On November 30, a major milestone was met on the Fourth Bore of the Caldecott highway tunnel, when Tutor Saliba’s 130-ton Aker Wirth T3.20 roadheader holed through on the SEM/NATM tunnel’s top heading. The tunnel breakthrough is a significant accomplishment for this four-year, $391 million, project and brings the region one step closer to traffic congestion relief.
In early November, work crews on the west side began excavating the tunnel’s bench using a Caterpillar excavator, allowing teams on the east side to complete excavation of the top heading approximately 650ft (200m) from the western portal, in the Sobrante Formation (chert). Two of the project’s seven 107ft to 145ft (32.7m to 44m) long horseshoe-shaped cross passages, to the existing 3rd bore, have also been completed. Tutor Saliba’s heavy-duty roadheader will now continue excavation of the bench, traveling from west to east.
The Fourth Bore is being built by the California State Department of Transportation (Caltrans), in association with the Contra Costa Transportation Authority (CCTA) and the Alameda County Transportation Commission (ACTC), to relieve congestion on the highly-traveled Sate Route 24 highway, which passes through the Berkeley Hills, between Oakland and Orinda/Walnut Creek, at the eastern margin of the San Francisco Bay Area.
Cutting Edge 2018, Atlanta, GA
The 3,249ft (990.4m) long, twin-lane, horseshoe-shaped tunnel runs to the north of the existing three Caldecott bores and will have final excavated dimensions of approximately 49ft (15m) in width and 36ft to 40ft (11m-12m) in height. Jacobs Associates led the detailed design team for the project and construction management is being provided by a joint venture of Parsons Brinkerhoff and Gall Zeidler Consultants. Construction of the tunnel was awarded on November 10, 2009, to Tutor Saliba Corporation, of Sylmar, CA, at a bid price of $215 million. Excavation began on the eastern side (Orinda) in August 2010 and on the western side (Oakland) in March 2011 (see NATJ, Apr/May ’11, p16). Tunneling from the West Portal in the Sobrante formation, which comprises roughly a third of the tunnel length, as well as mining of the cross passages has been subcontracted to FoxFire Constructors, of San Clemente, CA.

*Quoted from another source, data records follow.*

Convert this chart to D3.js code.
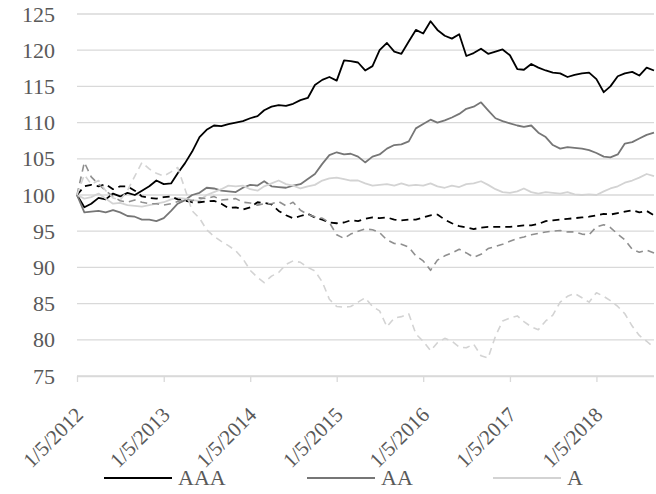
<!DOCTYPE html>
<html><head><meta charset="utf-8">
<script src="https://cdn.jsdelivr.net/npm/d3@7"></script>
<style>
html,body{margin:0;padding:0;background:#fff;}
svg{display:block;}
</style></head>
<body>
<svg id="chart" width="656" height="494"></svg>
<script>
// Monthly observations starting 1/5/2012 (81 points)
const startDate = "2012-01-05";
const monthCount = 81;
const yTicks = [75, 80, 85, 90, 95, 100, 105, 110, 115, 120, 125];
const xTickLabels = ["1/5/2012","1/5/2013","1/5/2014","1/5/2015","1/5/2016","1/5/2017","1/5/2018"];
const legendNames = ["AAA", "AA", "A"];

const AAA = [100,98.3,98.8,99.6,99.4,100.2,99.8,100.3,100.0,100.6,101.2,102.0,101.5,101.6,103.0,104.4,106.0,108.0,109.0,109.6,109.5,109.8,110.0,110.2,110.6,110.9,111.7,112.2,112.4,112.3,112.6,113.1,113.4,115.2,115.9,116.3,115.8,118.6,118.5,118.3,117.2,117.8,120.0,121.0,119.8,119.5,121.2,122.8,122.3,124.0,122.8,122.0,121.6,122.2,119.2,119.6,120.2,119.5,119.8,120.1,119.3,117.4,117.3,118.1,117.6,117.2,116.9,116.8,116.3,116.6,116.8,116.9,116.0,114.2,115.0,116.4,116.8,117.0,116.5,117.6,117.2];
const AA = [100,97.6,97.7,97.8,97.6,97.9,97.6,97.1,97.0,96.6,96.6,96.4,96.8,97.8,98.8,99.3,100.0,100.3,101.0,100.9,100.6,100.5,100.4,101.0,101.4,101.3,101.9,101.2,101.1,101.0,101.3,101.5,102.2,102.9,104.3,105.5,105.9,105.6,105.7,105.3,104.5,105.3,105.6,106.4,106.9,107.0,107.4,109.2,109.8,110.4,110.0,110.3,110.7,111.2,111.9,112.2,112.8,111.7,110.6,110.2,109.9,109.6,109.4,109.6,108.6,108.0,106.9,106.4,106.6,106.5,106.4,106.2,105.8,105.3,105.2,105.6,107.1,107.3,107.8,108.3,108.6];
const A = [100,99.5,99.7,100.2,99.5,98.8,98.9,98.6,98.5,98.4,98.6,98.8,99.0,99.4,99.6,99.5,99.3,99.2,100.0,100.4,100.8,101.3,101.2,101.3,100.8,100.6,101.2,101.6,102.0,101.5,101.3,100.9,101.2,101.4,102.0,102.3,102.4,102.2,102.0,102.0,101.6,101.3,101.4,101.5,101.3,101.6,101.3,101.4,101.3,101.6,101.2,101.0,101.3,101.1,101.5,101.6,101.9,101.4,100.8,100.4,100.3,100.5,100.9,100.4,100.2,100.4,100.3,100.2,100.4,100.1,100.0,100.1,100.0,100.5,100.9,101.2,101.7,102.0,102.4,102.9,102.6];
const AAA_dashed = [100,101.2,101.4,101.2,101.5,100.8,101.2,101.2,100.6,99.8,99.6,99.5,99.7,99.8,99.4,99.2,99.0,99.0,99.1,99.2,98.8,98.2,98.3,98.0,98.3,99.0,98.9,98.7,97.8,97.2,96.8,97.1,97.4,96.9,96.6,96.2,96.1,96.2,96.5,96.4,96.7,96.9,96.8,96.9,96.6,96.5,96.6,96.6,96.9,97.2,97.3,96.6,96.1,95.7,95.5,95.3,95.5,95.6,95.6,95.6,95.6,95.7,95.8,95.8,96.0,96.4,96.5,96.6,96.7,96.8,96.9,97.0,97.2,97.4,97.3,97.5,97.7,97.9,97.6,97.8,97.2];
const AA_dashed = [100,104.5,102.5,101.5,100.6,99.8,99.2,99.0,99.3,99.0,98.8,98.8,98.6,98.8,99.1,99.4,99.2,99.6,99.5,99.8,99.3,99.4,99.5,99.0,98.9,98.6,98.8,98.8,99.1,98.5,99.0,97.9,97.3,97.0,96.8,96.2,94.5,94.0,94.6,95.0,95.3,95.2,94.8,93.8,93.3,93.2,92.8,91.6,90.9,89.6,91.0,91.6,92.0,92.5,92.0,91.4,91.8,92.6,92.9,93.2,93.6,94.0,94.2,94.5,94.7,94.9,95.0,95.1,94.9,94.9,94.6,94.5,95.6,95.9,95.5,94.6,93.8,92.5,92.1,92.4,92.0];
const A_dashed = [100,102.8,101.5,102.0,100.6,99.6,99.3,100.6,102.6,104.5,103.6,103.0,102.6,103.2,103.8,100.8,97.8,96.8,95.2,94.3,93.6,93.0,92.3,91.2,89.6,88.6,87.9,88.8,89.3,90.4,90.9,90.7,90.0,89.5,88.0,85.6,84.6,84.5,84.6,85.2,85.8,84.6,84.0,81.8,83.0,83.2,83.6,80.8,79.8,78.5,79.6,80.2,79.8,79.0,78.9,79.4,77.8,77.5,80.5,82.6,83.0,83.3,82.5,81.8,81.4,82.6,83.4,85.2,86.0,86.4,85.8,85.2,86.5,86.0,85.4,84.6,83.6,81.9,80.6,79.8,78.9];

const parseISO = d3.timeParse("%Y-%m-%d");
const d0 = parseISO(startDate);
const dates = d3.range(monthCount).map(i => d3.timeMonth.offset(d0, i));
const tickDates = xTickLabels.map(s => d3.timeParse("%m/%d/%Y")(s));

const svg = d3.select("#chart");
const mLeft = 77, mRight = 654, mTop = 14, mBottom = 376;

const x = d3.scaleTime().domain([dates[0], dates[dates.length-1]]).range([mLeft, mRight]);
const y = d3.scaleLinear().domain([75, 125]).range([mBottom, mTop]);

const fontCss = "Liberation Serif";
const txtColor = "#595959";
const fs = "22px";

// gridlines
svg.append("g").selectAll("line").data(yTicks).join("line")
  .attr("x1", mLeft).attr("x2", mRight)
  .attr("y1", d => y(d)).attr("y2", d => y(d))
  .attr("stroke", "#d9d9d9").attr("stroke-width", 1.3);

// y axis labels
const yAxis = d3.axisLeft(y).tickValues(yTicks).tickSize(0).tickPadding(0);
const gy = svg.append("g").attr("transform", `translate(${mLeft-22},0)`).call(yAxis);
gy.attr("font-family", fontCss).attr("font-size", fs);
gy.select(".domain").remove();
gy.selectAll("text").attr("fill", txtColor);

// x axis
const xAxis = d3.axisBottom(x).tickValues(tickDates).tickSize(6).tickFormat((d,i) => xTickLabels[i]);
const gx = svg.append("g").attr("transform", `translate(0,${mBottom})`).call(xAxis);
gx.attr("font-family", fontCss).attr("font-size", "21px");
gx.select(".domain").attr("stroke", "#d9d9d9").attr("stroke-width", 1.3).attr("d", `M${mLeft},0.5H${mRight}`);
gx.selectAll(".tick line").attr("stroke", "#d9d9d9").attr("stroke-width", 1.3);
gx.selectAll(".tick text")
  .attr("fill", txtColor)
  .attr("text-anchor", "end")
  .attr("dy", 0).attr("y", 0)
  .attr("transform", "translate(7,40) rotate(-45)");

// series
const series = [
  {v: AAA, color: "#000000", dash: null, w: 1.8},
  {v: AA, color: "#767676", dash: null, w: 1.8},
  {v: A, color: "#d3d3d3", dash: null, w: 1.8},
  {v: AAA_dashed, color: "#000000", dash: "7,5", w: 1.8},
  {v: AA_dashed, color: "#8f8f8f", dash: "7,5", w: 1.6},
  {v: A_dashed, color: "#d3d3d3", dash: "7,5", w: 1.6}
];
const line = d3.line().x((d,i) => x(dates[i])).y(d => y(d));
svg.append("g").selectAll("path").data(series).join("path")
  .attr("d", s => line(s.v))
  .attr("fill", "none")
  .attr("stroke", s => s.color)
  .attr("stroke-width", s => s.w)
  .attr("stroke-dasharray", s => s.dash)
  .attr("stroke-linejoin", "round");

// legend
const legendX = [104, 307, 493];
const legendColors = ["#000000", "#767676", "#d3d3d3"];
const lg = svg.append("g").attr("font-family", fontCss).attr("font-size", fs);
legendNames.forEach((n, i) => {
  lg.append("line").attr("x1", legendX[i]).attr("x2", legendX[i] + 68)
    .attr("y1", 478).attr("y2", 478)
    .attr("stroke", legendColors[i]).attr("stroke-width", 2);
  lg.append("text").attr("x", legendX[i] + 74).attr("y", 485)
    .attr("fill", txtColor).text(n);
});
</script>
</body></html>
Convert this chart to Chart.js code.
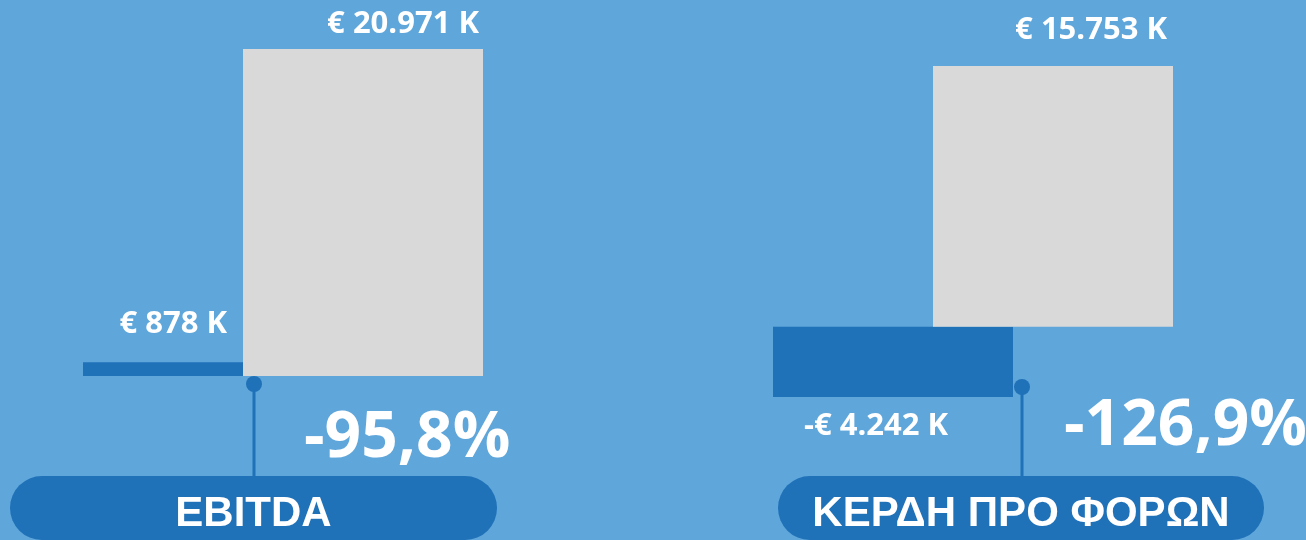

To date ground conditions encountered have been better than expected, with average excavation advance rates have been in the region of 50.7ft (15.46m) per working week or 9.5ft (2.91m) per day. The best five-day week saw 11 advances of 6ft (1.8m), giving a total of 65ft (19.8m), and a best day of 13ft (3.96m). Ironically, some of the slower advance rates have been in the best support category conditions, with the roadheader losing pace in harder sandstone materials.
“Our work on the project has been very successful to date, with no significant technical issues and an excellent safety record,” Dr Axel Nitschke, NATM Engineer with Gall Zeidler Consultants. “This and our excellent working relationship with the contractor have helped us reach this major project milestone on schedule.”
When the fourth bore opens to traffic in late 2013, it will eliminate the need to reverse the traffic direction in the existing center bore twice a day to accommodate peak traffic flows, with dedicated westbound and eastbound traffic lanes.
The Caldecott Fourth Bore Project is a partnership between the Federal Highway Administration, Caltrans, the Metropolitan Transportation Commission (MTC), the Contra Costa Transportation Authority (CCTA), and the Alameda County Transportation Commission (ACTC). The $391 million project is primarily funded ($180 million) through the American Recovery and Reinvestment Act of 2009 (Recovery Act); through a local transportation sales tax (Measure J) passed by Contra Costa voters in 2004; and by Regional Measure 2 (Bay Area bridge tolls).
“The fact that the Caldecott Fourth Bore Project is one of the largest recipients of Recovery Act funding in the nation is a true testament to the regional importance of this project,” said Steve Heminger, Executive Director of the MTC.
“With significant federal, state, regional and local support, this project serves as a prime example of how all levels of government have come together to improve California’s infrastructure,” said Acting Caltrans Director Malcolm Dougherty.